Сейчас самое время упрекнуть меня в «литературщине»! Дескать, напридумывал, нафантазировал! Я часто думаю, что литература и вообще искусство откровенно бедны, у них слишком сужен угол обзора. Жизнь куда более интересна и непредсказуема.

Запанели!

Войну семья Петрачка провела в окопах. Моя бабушка называла это «жить в подполье». В доме стояли немцы, в землянке жили хозяева дома. По лесу по-прежнему ползали змеи, а в палисаднике Натальи рос крыжовник. У крестьян было не принято высаживать цветы, ухаживать за ними. Считалось, что это напрасная трата времени. Есть цветы нельзя, суп сварить из них не получится. Пользы от цветов никакой! Поэтому на тех, кому хватало времени и терпения на цветы, смотрели искоса. «Запанели!».

Петрачок с внуками. 1963 год
Петрачок с внуками. 1963 год

Война ушла. Остались дети и дом. Наталья и Петрачок за трудодни работали в колхозе, дети ходили в школу. Все стали на крыло, все создали собственные семьи. Интересно то, что трое детей перебрались в Иркутск, в место изгнания своих предков. Жизнь все время идет по кругу, повторяется. Не зря ведь древние римляне говорили: не новое, но по-новому.

Дед выдержал лишь пару дней и сбежал

Как-то дочка привезла Петрачка в город, чтобы хоть несколько дней пожил по-человечески, с удобствами. Дед выдержал лишь пару дней и сбежал. Сказал: «Не могу я жить в этом вашем скворечнике!»

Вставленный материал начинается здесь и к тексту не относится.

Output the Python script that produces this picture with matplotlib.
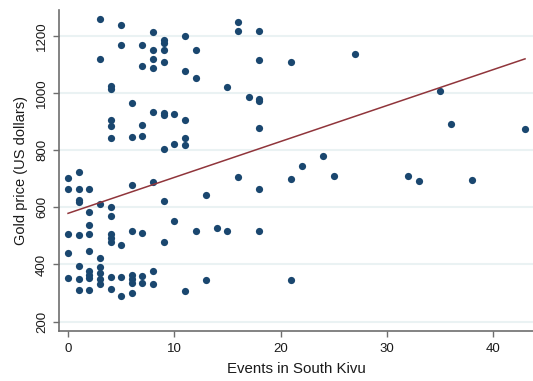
import numpy as np
import matplotlib
matplotlib.use("Agg")
import matplotlib.pyplot as plt

plt.rcParams['font.family'] = ['Liberation Sans', 'DejaVu Sans']

# Monthly conflict events in South Kivu and the gold price that month
events = [
    3, 5, 8, 9, 9, 11, 5, 7, 8, 9, 12, 3, 8, 7, 8, 9, 11, 12, 4, 4,
    6, 4, 4, 7, 8, 9, 9, 10, 11, 4, 6, 7, 11, 11, 10, 9,
    16, 16, 18, 18, 21, 27, 15, 17, 18, 18, 18, 35, 36, 43, 24, 22,
    16, 21, 25, 32, 33, 38, 18, 14, 15, 18, 21,
    0, 1, 0, 1, 2, 1, 1, 2, 3, 4, 4, 6, 8, 9, 13, 10, 2, 0, 1, 2,
    4, 4, 4, 5, 6, 7, 9, 12,
    0, 2, 3, 1, 0, 1, 2, 2, 2, 3, 3, 3, 3, 1, 2, 4, 4, 5, 5,
    6, 6, 6, 6, 7, 7, 8, 8, 11, 13,
]
gold_price = [
    1260, 1237, 1215, 1185, 1177, 1201, 1169, 1168, 1152, 1151, 1150, 1120,
    1120, 1096, 1088, 1109, 1077, 1053, 1024, 1014,
    965, 907, 886, 887, 935, 930, 924, 928, 907, 844, 845, 849, 843, 819,
    823, 806,
    1250, 1217, 1216, 1115, 1109, 1137, 1022, 986, 979, 971, 878, 1007, 893,
    876, 780, 745,
    705, 698, 708, 711, 691, 695, 665, 528, 516, 516, 346,
    701, 722, 663, 663, 663, 627, 620, 585, 610, 602, 568, 678, 688, 622,
    643, 552, 538, 506, 503, 506,
    505, 492, 479, 468, 517, 509, 479, 517,
    439, 446, 421, 393, 352, 349, 376, 364, 352, 390, 370, 350, 330, 312,
    312, 357, 314, 357, 290,
    362, 348, 334, 301, 358, 334, 376, 333, 308, 347,
]

# Linear fit of gold price on events (intercept, slope)
fit_intercept = 579.0
fit_slope = 12.58

x_ticks = [0, 10, 20, 30, 40]
y_ticks = [200, 400, 600, 800, 1000, 1200]

marker_color = "#1a476f"
fit_color = "#90353b"
axis_color = "#6e6e6e"
grid_color = "#eaf2f3"

x = np.array(events, dtype=float)
y = np.array(gold_price, dtype=float)
x_fit = np.array([x.min(), x.max()])
y_fit = fit_intercept + fit_slope * x_fit

fig = plt.figure(figsize=(5.33, 3.81), dpi=100)
ax = fig.add_axes([59 / 533, 1 - 331 / 381, 1 - 59 / 533, (331 - 10) / 381])

ax.set_axisbelow(True)
ax.grid(axis="y", color=grid_color, linewidth=1.5)
ax.grid(axis="x", visible=False)

ax.scatter(x, y, s=27, color=marker_color, linewidths=0, zorder=3)
ax.plot(x_fit, y_fit, color=fit_color, linewidth=1.1, zorder=4)

ax.set_xlim(-0.85, 43.75)
ax.set_ylim(167, 1291)
ax.set_xticks(x_ticks)
ax.set_yticks(y_ticks)
ax.set_yticklabels([str(v) for v in y_ticks], rotation=90, va="center")

for side in ("top", "right"):
    ax.spines[side].set_visible(False)
for side in ("left", "bottom"):
    ax.spines[side].set_color(axis_color)
    ax.spines[side].set_linewidth(1.2)

ax.tick_params(axis="both", colors=axis_color, length=4, width=1.0,
               labelsize=9.5, labelcolor="#1a1a1a")
ax.tick_params(axis="x", pad=5)
ax.tick_params(axis="y", pad=4)

ax.set_xlabel("Events in South Kivu", fontsize=10.8, color="#1a1a1a", labelpad=5)
ax.set_ylabel("Gold price (US dollars)", fontsize=10.5, color="#1a1a1a", labelpad=6)

fig.savefig("out.png", dpi=100, facecolor="white")
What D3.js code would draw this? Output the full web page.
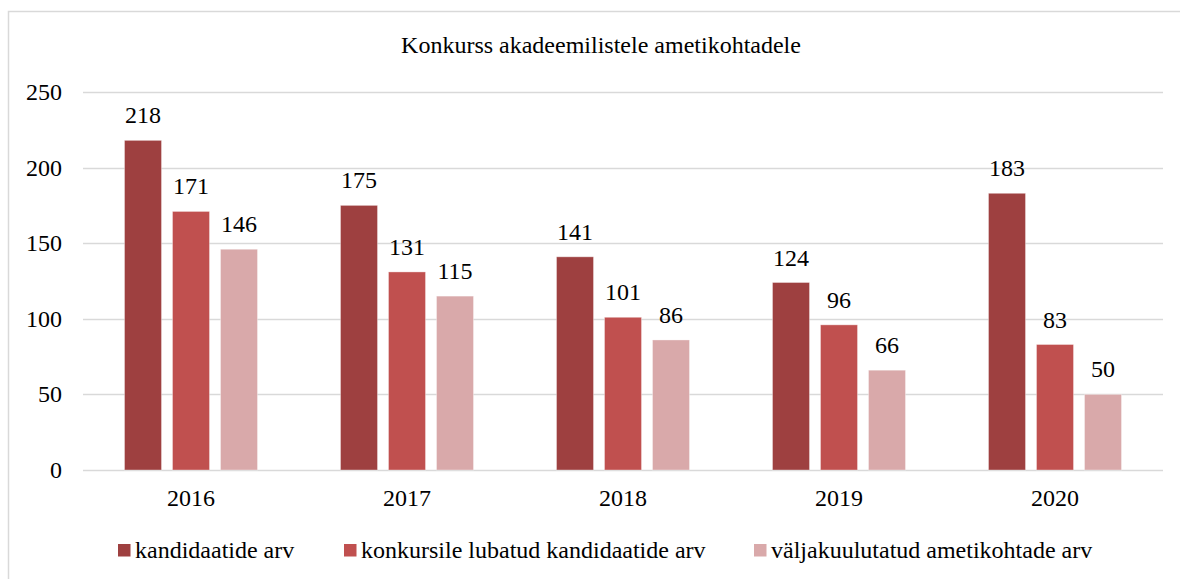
<!DOCTYPE html>
<html><head><meta charset="utf-8">
<script src="https://cdn.jsdelivr.net/npm/d3@7"></script>
<style>body{margin:0;background:#fff}svg{display:block}</style>
</head><body><svg id="c" width="1180" height="579"></svg>
<script>
const title = "Konkurss akadeemilistele ametikohtadele";
const years = ["2016","2017","2018","2019","2020"];
const seriesNames = ["kandidaatide arv","konkursile lubatud kandidaatide arv","väljakuulutatud ametikohtade arv"];
const kandidaadid = [218,175,141,124,183];
const lubatud = [171,131,101,96,83];
const ametikohad = [146,115,86,66,50];
const colors = ["#9e4040","#c0504f","#d9a9aa"];
const yTicks = [0,50,100,150,200,250];

(function(){
const FF = "'Liberation Serif', 'Times New Roman', Tinos, 'DejaVu Serif', serif";
const series = [kandidaadid, lubatud, ametikohad];
const svg = d3.select("#c");
svg.append("path").attr("d","M8.5,579V11.5H1180").attr("fill","none").attr("stroke","#d9d9d9").attr("stroke-width",1.5);

const pL=83,pR=1163,pT=92,pB=470;
const x = d3.scaleBand().domain(years).range([pL,pR]).paddingInner(0).paddingOuter(0);
const y = d3.scaleLinear().domain([0,250]).range([pB,pT]);
const step=48, gap=11;
const xs = d3.scaleBand().domain(d3.range(3)).range([0,3*step-gap]).paddingInner(gap/step).paddingOuter(0);

const T = (sel,size)=>sel.attr("font-family",FF).attr("font-size",size).attr("fill","#000");

T(svg.append("text").attr("x",601).attr("y",53).attr("text-anchor","middle"),24).text(title);

const g = svg.append("g");
g.selectAll("line.grid").data(yTicks).join("line")
  .attr("x1",pL).attr("x2",pR).attr("y1",d=>Math.round(y(d))+0.5).attr("y2",d=>Math.round(y(d))+0.5)
  .attr("stroke","#d9d9d9").attr("stroke-width",1.5);
T(g.selectAll("text.yt").data(yTicks).join("text")
  .attr("x",62).attr("y",d=>y(d)+8).attr("text-anchor","end"),24).text(d=>d);

years.forEach((yr,i)=>{
  const gx = x(yr)+x.bandwidth()/2 - (3*step-gap)/2;
  series.forEach((s,j)=>{
    const bx = gx + xs(j);
    g.append("rect").attr("x",bx).attr("y",y(s[i])).attr("width",xs.bandwidth()).attr("height",y(0)-y(s[i]))
      .attr("fill",colors[j]).attr("stroke","rgba(255,255,255,0.35)").attr("stroke-width",1);
    T(g.append("text").attr("x",bx+xs.bandwidth()/2).attr("y",y(s[i])-17).attr("text-anchor","middle"),24).text(s[i]);
  });
  T(g.append("text").attr("x",x(yr)+x.bandwidth()/2).attr("y",506).attr("text-anchor","middle"),24).text(yr);
});

const legX=[118,344,754];
seriesNames.forEach((n,j)=>{
  svg.append("rect").attr("x",legX[j]).attr("y",544).attr("width",12.5).attr("height",12.5).attr("fill",colors[j]);
  T(svg.append("text").attr("x",legX[j]+17).attr("y",558),24).text(n);
});
})();
</script></body></html>
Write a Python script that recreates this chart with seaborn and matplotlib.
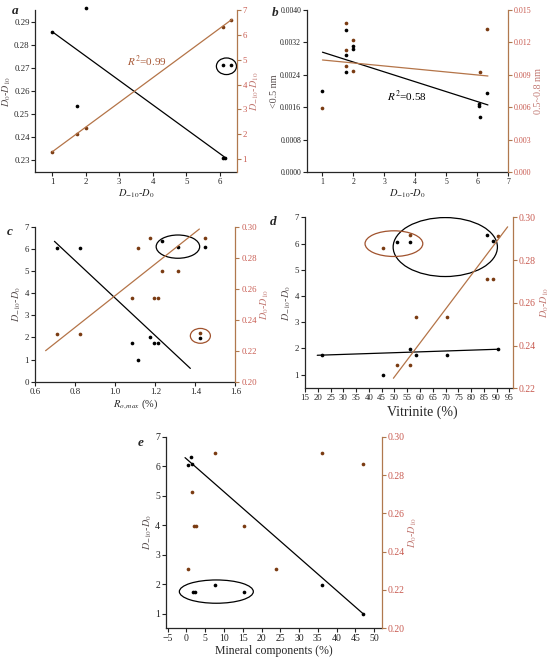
import matplotlib
matplotlib.use('Agg')
import matplotlib.pyplot as plt
from matplotlib.patches import Ellipse
import seaborn as sns

# ---- data ----
# a
a_x_black = [1, 1.75, 2, 6.1, 6.15]
a_y_black = [0.2857, 0.2534, 0.2958, 0.2307, 0.2307]
a_x_circ = [6.1, 6.33]
a_y_circ = [0.2712, 0.2712]
a_x_red = [1, 1.75, 2, 6.1, 6.33]
a_y_red = [1.3, 2.0, 2.26, 6.33, 6.6]
a_fit_black_x = [1, 6.2]
a_fit_black_y = [0.2857, 0.2307]
a_fit_red_x = [1, 6.37]
a_fit_red_y = [1.29, 6.63]

# b
b_x_black = [1, 1.77, 1.77, 1.77, 1.98, 1.98, 6.05, 6.05, 6.09, 6.33]
b_y_black = [0.00200, 0.00351, 0.00288, 0.00248, 0.00311, 0.00303, 0.00168, 0.00163, 0.00136, 0.00195]
b_x_orange = [1, 1.77, 1.77, 1.77, 1.98, 1.98, 6.09, 6.33]
b_y_orange = [0.0059, 0.0138, 0.0113, 0.0098, 0.0122, 0.0094, 0.0093, 0.0132]
b_fit_black_x = [1, 6.35]
b_fit_black_y = [0.00296, 0.00166]
b_fit_orange_x = [1, 6.35]
b_fit_orange_y = [0.01038, 0.0089]

# c
c_x = [0.712, 0.823, 1.083, 1.113, 1.173, 1.193, 1.213, 1.233, 1.313, 1.425, 1.45]
c_black = [6.04, 6.04, 1.75, 1.0, 2.0, 1.75, 1.75, 6.34, 6.1, 1.98, 6.1]
c_orange = [0.231, 0.231, 0.2538, 0.286, 0.2925, 0.2538, 0.2538, 0.2716, 0.2716, 0.2312, 0.2925]
c_fit_black_x = [0.697, 1.375]
c_fit_black_y = [6.34, 0.6]
c_fit_orange_x = [0.653, 1.42]
c_fit_orange_y = [0.22, 0.2985]

# d
d_x_black = [21.8, 45.5, 51.2, 55.9, 56.2, 58.3, 70.4, 86.4, 88.6, 90.6]
d_black = [1.74, 1.0, 6.05, 6.05, 1.97, 1.74, 1.74, 6.32, 6.09, 1.97]
d_x_orange = [45.5, 51.2, 55.9, 56.2, 58.3, 70.4, 86.4, 88.6, 90.6]
d_orange = [0.2855, 0.2311, 0.2311, 0.2917, 0.2535, 0.2535, 0.271, 0.271, 0.2914]
d_fit_black_x = [19.8, 90.6]
d_fit_black_y = [1.74, 1.97]
d_fit_orange_x = [49.6, 94.3]
d_fit_orange_y = [0.2247, 0.2956]

# e
e_x_black = [0.33, 1.22, 1.57, 1.84, 2.37, 7.6, 15.4, 36.2, 47.0]
e_black = [6.03, 6.32, 6.09, 1.74, 1.74, 1.98, 1.74, 1.98, 1.0]
e_x_orange = [0.33, 1.4, 2.0, 2.46, 7.6, 15.4, 23.9, 36.2, 47.0]
e_orange = [0.2308, 0.2711, 0.2536, 0.2536, 0.2917, 0.2536, 0.2308, 0.2917, 0.2856]
e_fit_x = [-0.38, 47.0]
e_fit_y = [6.29, 1.0]

# ---- style ----
sns.set_style('ticks')
plt.rcParams['font.family'] = ['Liberation Serif', 'DejaVu Serif']
plt.rcParams['mathtext.fontset'] = 'stix'

DOT = '#7a3b12'
LINE = '#b47448'
RSPINE = '#b0784e'
RTICK = '#c85a50'
RLABEL = '#c27a74'
LLABEL = '#5a5050'

D10_0 = '$D_{-10}$-$D_0$'
D0_10 = '$D_0$-$D_{10}$'

fig = plt.figure(figsize=(5.5, 6.66), dpi=100)


def make_axes(rect, ls=6.3, rs=6.3):
    ax = fig.add_axes(rect)
    ax2 = ax.twinx()
    for a in (ax, ax2):
        a.spines['top'].set_visible(False)
    ax.spines['right'].set_visible(False)
    ax2.spines['left'].set_visible(False)
    ax2.spines['bottom'].set_visible(False)
    ax2.spines['right'].set_color(RSPINE)
    ax.tick_params(direction='out', length=3, width=0.8, labelsize=ls, pad=1.2, colors='#222222')
    ax2.tick_params(direction='out', length=3, width=0.8, labelsize=rs, pad=1.2,
                    color=RSPINE, labelcolor=RTICK)
    for s in ('left', 'bottom'):
        ax.spines[s].set_linewidth(0.9)
    ax2.spines['right'].set_linewidth(0.9)
    return ax, ax2


def dots(ax, x, y, c):
    sns.scatterplot(x=x, y=y, ax=ax, color=c, s=7, linewidth=0, legend=False, clip_on=False)


def line(ax, x, y, c):
    sns.lineplot(x=x, y=y, ax=ax, color=c, lw=0.9, legend=False)


def labels(ax, ax2, xl, yl, yr, xs=7.5):
    ax.set_xlabel(xl, fontsize=xs, labelpad=1)
    ax.set_ylabel(yl, fontsize=7.3, color=LLABEL, labelpad=1)
    ax2.set_ylabel(yr, fontsize=7.3, color=RLABEL, labelpad=1.5)


# ---- panel a ----
ax, ax2 = make_axes([0.0645, 0.7417, 0.3655, 0.2432])
line(ax, a_fit_black_x, a_fit_black_y, 'black')
dots(ax, a_x_black, a_y_black, 'black')
dots(ax, a_x_circ, a_y_circ, 'black')
line(ax2, a_fit_red_x, a_fit_red_y, LINE)
dots(ax2, a_x_red, a_y_red, DOT)
ax.add_patch(Ellipse((6.2, 0.2707), 0.6, 0.0072, fill=False, ec='black', lw=0.9))
ax.set_xlim(0.5, 6.5)
ax.set_ylim(0.2248, 0.2951)
ax2.set_ylim(0.476, 7.0)
ax.set_xticks([1, 2, 3, 4, 5, 6])
ax.set_yticks([0.23, 0.24, 0.25, 0.26, 0.27, 0.28, 0.29])
ax.set_yticklabels(['0.23', '0.24', '0.25', '0.26', '0.27', '0.28', '0.29'])
ax2.set_yticks([1, 2, 3, 4, 5, 6, 7])
labels(ax, ax2, D10_0, D0_10, '$D_{-10}$-$D_{10}$')
ax.text(0.553, 0.68, '$R^2$=0.99', transform=ax.transAxes, fontsize=8,
        color='#a85a38', ha='center', va='center')

# ---- panel b ----
ax, ax2 = make_axes([0.5582, 0.7413, 0.3655, 0.2437], ls=5.6, rs=5.8)
line(ax, b_fit_black_x, b_fit_black_y, 'black')
dots(ax, b_x_black, b_y_black, 'black')
line(ax2, b_fit_orange_x, b_fit_orange_y, LINE)
dots(ax2, b_x_orange, b_y_orange, DOT)
ax.set_xlim(0.5, 7)
ax.set_ylim(0, 0.004)
ax2.set_ylim(0, 0.015)
ax.set_xticks([1, 2, 3, 4, 5, 6, 7])
ax.set_yticks([0, 0.0008, 0.0016, 0.0024, 0.0032, 0.0040])
ax.set_yticklabels(['0.0000', '0.0008', '0.0016', '0.0024', '0.0032', '0.0040'])
ax2.set_yticks([0, 0.003, 0.006, 0.009, 0.012, 0.015])
ax2.set_yticklabels(['0.000', '0.003', '0.006', '0.009', '0.012', '0.015'])
labels(ax, ax2, D10_0, '<0.5 nm', '0.5~0.8 nm')
ax.text(0.496, 0.466, '$R^2$=0.58', transform=ax.transAxes, fontsize=8,
        color='black', ha='center', va='center')

# ---- panel c ----
ax, ax2 = make_axes([0.0636, 0.4269, 0.3645, 0.2327])
line(ax, c_fit_black_x, c_fit_black_y, 'black')
dots(ax, c_x, c_black, 'black')
line(ax2, c_fit_orange_x, c_fit_orange_y, LINE)
dots(ax2, c_x, c_orange, DOT)
ax.add_patch(Ellipse((1.313, 6.1), 0.217, 1.05, fill=False, ec='black', lw=0.9))
ax.add_patch(Ellipse((1.425, 2.07), 0.1, 0.67, fill=False, ec='#a0522d', lw=0.9))
ax.set_xlim(0.6, 1.6)
ax.set_ylim(0, 7)
ax2.set_ylim(0.2, 0.3)
ax.set_xticks([0.6, 0.8, 1.0, 1.2, 1.4, 1.6])
ax.set_xticklabels(['0.6', '0.8', '1.0', '1.2', '1.4', '1.6'])
ax.set_yticks(range(0, 8))
ax2.set_yticks([0.20, 0.22, 0.24, 0.26, 0.28, 0.30])
ax2.set_yticklabels(['0.20', '0.22', '0.24', '0.26', '0.28', '0.30'])
labels(ax, ax2, '$R_{o,max}$ (%)', D10_0, D0_10)

# ---- panel d ----
ax, ax2 = make_axes([0.5545, 0.417, 0.3787, 0.2565], ls=6.3, rs=7)
line(ax, d_fit_black_x, d_fit_black_y, 'black')
dots(ax, d_x_black, d_black, 'black')
line(ax2, d_fit_orange_x, d_fit_orange_y, LINE)
dots(ax2, d_x_orange, d_orange, DOT)
ax.add_patch(Ellipse((69.9, 5.87), 40.8, 2.25, fill=False, ec='black', lw=0.9))
ax.add_patch(Ellipse((49.8, 6.0), 22.6, 0.98, fill=False, ec='#a0522d', lw=0.9))
ax.set_xlim(15, 96.5)
ax.set_ylim(0.48, 7.0)
ax2.set_ylim(0.22, 0.30)
ax.set_xticks(range(15, 100, 5))
ax.set_yticks(range(1, 8))
ax2.set_yticks([0.22, 0.24, 0.26, 0.28, 0.30])
ax2.set_yticklabels(['0.22', '0.24', '0.26', '0.28', '0.30'])
labels(ax, ax2, 'Vitrinite (%)', D10_0, D0_10, xs=10)
ax.xaxis.set_label_coords(0.565, -0.1)

# ---- panel e ----
ax, ax2 = make_axes([0.3018, 0.0566, 0.3922, 0.2877], ls=7, rs=7)
line(ax, e_fit_x, e_fit_y, 'black')
dots(ax, e_x_black, e_black, 'black')
dots(ax2, e_x_orange, e_orange, DOT)
ax.add_patch(Ellipse((7.96, 1.745), 19.7, 0.79, fill=False, ec='black', lw=0.9))
ax.set_xlim(-5.45, 52)
ax.set_ylim(0.5, 7)
ax2.set_ylim(0.2, 0.3)
ax.set_xticks(range(-5, 55, 5))
ax.set_xticklabels(['\u22125'] + [str(v) for v in range(0, 55, 5)])
ax.set_yticks(range(1, 8))
ax2.set_yticks([0.20, 0.22, 0.24, 0.26, 0.28, 0.30])
ax2.set_yticklabels(['0.20', '0.22', '0.24', '0.26', '0.28', '0.30'])
labels(ax, ax2, 'Mineral components (%)', D10_0, D0_10, xs=8.5)

# panel letters
for lab, x, y in [('a', 0.027, 0.984), ('b', 0.5, 0.98), ('c', 0.018, 0.652),
                  ('d', 0.497, 0.667), ('e', 0.255, 0.335)]:
    fig.text(x, y, lab, fontsize=9.5, fontweight='bold', fontstyle='italic',
             ha='center', va='center')

fig.savefig('out.png', dpi=100)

Мне было, наверное, лет 12. Петрачок поднял меня на заре. «Пойдем косить!» Как он не отрезал мне пятки, не понимаю. Откуда у человека, пережившего такое, столько сил, я тоже понять не могу. После покоса дед позвал меня в погреб. Достал шпунт из большой деревянной бочки, нацедил целую кружку духмяного ячменного пива. Я не помню, как его выпил. Помню лишь то, что проснулся поздно вечером. Петрачок с Натальей сгребали скошенное на заре сено.